_YOUR GOAL_:
Starting with the first line below, extract each line through the one that contains "return edges[:-1], edges[1:]", inclusive, excluding pictures.

_DATASET EXCERPT_:
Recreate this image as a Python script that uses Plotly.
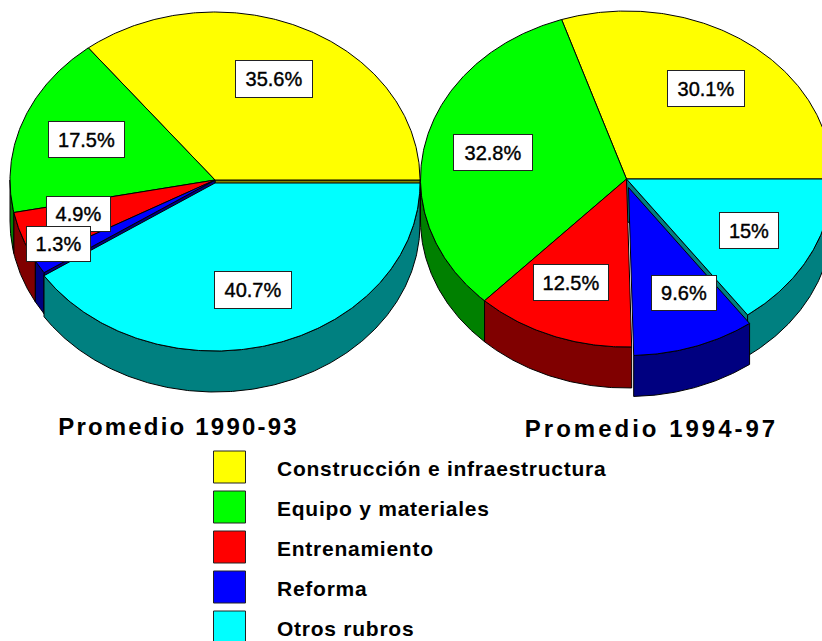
import numpy as np
import plotly.graph_objects as go

categories = ["Construcción e infraestructura", "Equipo y materiales", "Entrenamiento", "Reforma", "Otros rubros"]
values_1990_93 = [35.6, 17.5, 4.9, 1.3, 40.7]
values_1994_97 = [30.1, 32.8, 12.5, 9.6, 15.0]
labels_1990_93 = ["35.6%", "17.5%", "4.9%", "1.3%", "40.7%"]
labels_1994_97 = ["30.1%", "32.8%", "12.5%", "9.6%", "15%"]
titles = ["Promedio 1990-93", "Promedio 1994-97"]

TOP = ["#ffff00", "#00ff00", "#ff0000", "#0000ff", "#00ffff"]
SIDE = ["#808000", "#008000", "#800000", "#000080", "#008080"]
FONT = "Liberation Sans"
W, H = 822, 641
DEPTH = 41

fig = go.Figure()


def poly(xs, ys, color):
    fig.add_trace(go.Scatter(x=list(xs), y=list(ys), mode="lines", fill="toself", fillcolor=color,
                             line=dict(color="#000000", width=1), hoverinfo="skip", showlegend=False))


def arc(cx, cy, rx, ry, a0, a1):
    n = max(int(abs(a1 - a0)) * 2, 3)
    t = np.radians(np.linspace(a0, a1, n))
    return cx + rx * np.cos(t), cy - ry * np.sin(t)


def top(geom, a0, a1, color):
    cx, cy, rx, ry = geom
    ax, ay = arc(cx, cy, rx, ry, a0, a1)
    poly(np.r_[cx, ax, cx], np.r_[cy, ay, cy], color)


def outer_wall(geom, a0, a1, color):
    cx, cy, rx, ry = geom
    # only the near half of the rim can be seen
    a0, a1 = max(a0, 180), min(a1, 360)
    if a1 <= a0:
        return
    ax, ay = arc(cx, cy, rx, ry, a0, a1)
    poly(np.r_[ax, ax[::-1], ax[0]], np.r_[ay, ay[::-1] + DEPTH, ay[0]], color)


def cut_wall(geom, a, color):
    cx, cy, rx, ry = geom
    ex, ey = arc(cx, cy, rx, ry, a, a + 0.001)
    poly([cx, ex[0], ex[0], cx, cx], [cy, ey[0], ey[0] + DEPTH, cy + DEPTH, cy], color)


def bounds(values):
    edges = np.cumsum([0] + list(values)) / sum(values) * 360
    return edges[:-1], edges[1:]


# ---------- left pie: the last slice is pulled slightly towards the viewer
L = (215, 180, 205, 168)
L_PULLED = (215, 183, 205, 168)
a0, a1 = bounds(values_1990_93)
cut_wall(L, 0, SIDE[0])
cut_wall(L, a1[3], SIDE[3])
for i in range(4):
    outer_wall(L, a0[i], a1[i], SIDE[i])
for i in range(4):
    top(L, a0[i], a1[i], TOP[i])
outer_wall(L_PULLED, a0[4], a1[4], SIDE[4])
top(L_PULLED, a0[4], a1[4], TOP[4])

# ---------- right pie: the fourth slice is pulled out
R = (626.5, 179, 206, 168)
R_PULLED = (628.5, 187.5, 206, 168)
b0, b1 = bounds(values_1994_97)
cut_wall(R, b0[4], SIDE[4])
for i in (1, 2, 4):
    outer_wall(R, b0[i], b1[i], SIDE[i])
for i in (0, 1, 2, 4):
    top(R, b0[i], b1[i], TOP[i])
outer_wall(R_PULLED, b0[3], b1[3], SIDE[3])
top(R_PULLED, b0[3], b1[3], TOP[3])

# ---------- slice labels
left_boxes = [(274, 79, 78, 38), (86, 139, 77, 37), (78, 214, 65, 36), (58, 244, 65, 36), (253, 290, 78, 38)]
right_boxes = [(706, 88, 78, 37), (493, 152, 80, 37), (571, 282, 76, 37), (684, 293, 66, 36), (749, 230, 60, 37)]
for text, (x, y, w, h) in list(zip(labels_1990_93, left_boxes)) + list(zip(labels_1994_97, right_boxes)):
    fig.add_annotation(x=x, y=y, text=text, showarrow=False, width=w - 2, height=h - 2,
                       bgcolor="#ffffff", bordercolor="#222222", borderwidth=1, borderpad=0,
                       align="center", valign="middle", font=dict(family=FONT, size=20, color="#000000"))

# ---------- titles
for text, x, y in zip(titles, (178.5, 651.5), (429, 431)):
    fig.add_trace(go.Scatter(x=[x], y=[y], mode="text", text=[text], textposition="middle center",
                             textfont=dict(family=FONT, size=24, color="#000000", weight="bold"),
                             hoverinfo="skip", showlegend=False))

# ---------- legend
legend_y = [467, 507, 547, 587, 627]
fig.add_trace(go.Scatter(x=[229.5] * 5, y=legend_y, mode="markers",
                         marker=dict(symbol="square", size=32, color=TOP, line=dict(color="#222222", width=1)),
                         hoverinfo="skip", showlegend=False))
fig.add_trace(go.Scatter(x=[277] * 5, y=[v + 4 for v in legend_y], mode="text", text=categories,
                         textposition="middle right",
                         textfont=dict(family=FONT, size=21, color="#000000", weight="bold"),
                         hoverinfo="skip", showlegend=False))

fig.update_layout(width=W, height=H, margin=dict(l=0, r=0, t=0, b=0), paper_bgcolor="#ffffff",
                  plot_bgcolor="#ffffff", showlegend=False, hovermode=False,
                  xaxis=dict(range=[0, W], visible=False, fixedrange=True),
                  yaxis=dict(range=[H, 0], visible=False, fixedrange=True))

post = """
document.body.style.margin = '0';
document.querySelectorAll('.textpoint text').forEach(function (t) {
  var s = t.textContent;
  t.style.letterSpacing = s === 'Promedio 1994-97' ? '3px' : (s === 'Promedio 1990-93' ? '2.2px' : '0.75px');
});
document.querySelectorAll('.annotation-text').forEach(function (t) {
  t.style.stroke = '#000000';
  t.style.strokeWidth = '0.4px';
});
"""
fig.write_html("out.html", post_script=post, config={"displayModeBar": False})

_TASK RESULT_:
Recreate this image as a Python script that uses Plotly.
import numpy as np
import plotly.graph_objects as go

categories = ["Construcción e infraestructura", "Equipo y materiales", "Entrenamiento", "Reforma", "Otros rubros"]
values_1990_93 = [35.6, 17.5, 4.9, 1.3, 40.7]
values_1994_97 = [30.1, 32.8, 12.5, 9.6, 15.0]
labels_1990_93 = ["35.6%", "17.5%", "4.9%", "1.3%", "40.7%"]
labels_1994_97 = ["30.1%", "32.8%", "12.5%", "9.6%", "15%"]
titles = ["Promedio 1990-93", "Promedio 1994-97"]

TOP = ["#ffff00", "#00ff00", "#ff0000", "#0000ff", "#00ffff"]
SIDE = ["#808000", "#008000", "#800000", "#000080", "#008080"]
FONT = "Liberation Sans"
W, H = 822, 641
DEPTH = 41

fig = go.Figure()


def poly(xs, ys, color):
    fig.add_trace(go.Scatter(x=list(xs), y=list(ys), mode="lines", fill="toself", fillcolor=color,
                             line=dict(color="#000000", width=1), hoverinfo="skip", showlegend=False))


def arc(cx, cy, rx, ry, a0, a1):
    n = max(int(abs(a1 - a0)) * 2, 3)
    t = np.radians(np.linspace(a0, a1, n))
    return cx + rx * np.cos(t), cy - ry * np.sin(t)


def top(geom, a0, a1, color):
    cx, cy, rx, ry = geom
    ax, ay = arc(cx, cy, rx, ry, a0, a1)
    poly(np.r_[cx, ax, cx], np.r_[cy, ay, cy], color)


def outer_wall(geom, a0, a1, color):
    cx, cy, rx, ry = geom
    # only the near half of the rim can be seen
    a0, a1 = max(a0, 180), min(a1, 360)
    if a1 <= a0:
        return
    ax, ay = arc(cx, cy, rx, ry, a0, a1)
    poly(np.r_[ax, ax[::-1], ax[0]], np.r_[ay, ay[::-1] + DEPTH, ay[0]], color)


def cut_wall(geom, a, color):
    cx, cy, rx, ry = geom
    ex, ey = arc(cx, cy, rx, ry, a, a + 0.001)
    poly([cx, ex[0], ex[0], cx, cx], [cy, ey[0], ey[0] + DEPTH, cy + DEPTH, cy], color)


def bounds(values):
    edges = np.cumsum([0] + list(values)) / sum(values) * 360
    return edges[:-1], edges[1:]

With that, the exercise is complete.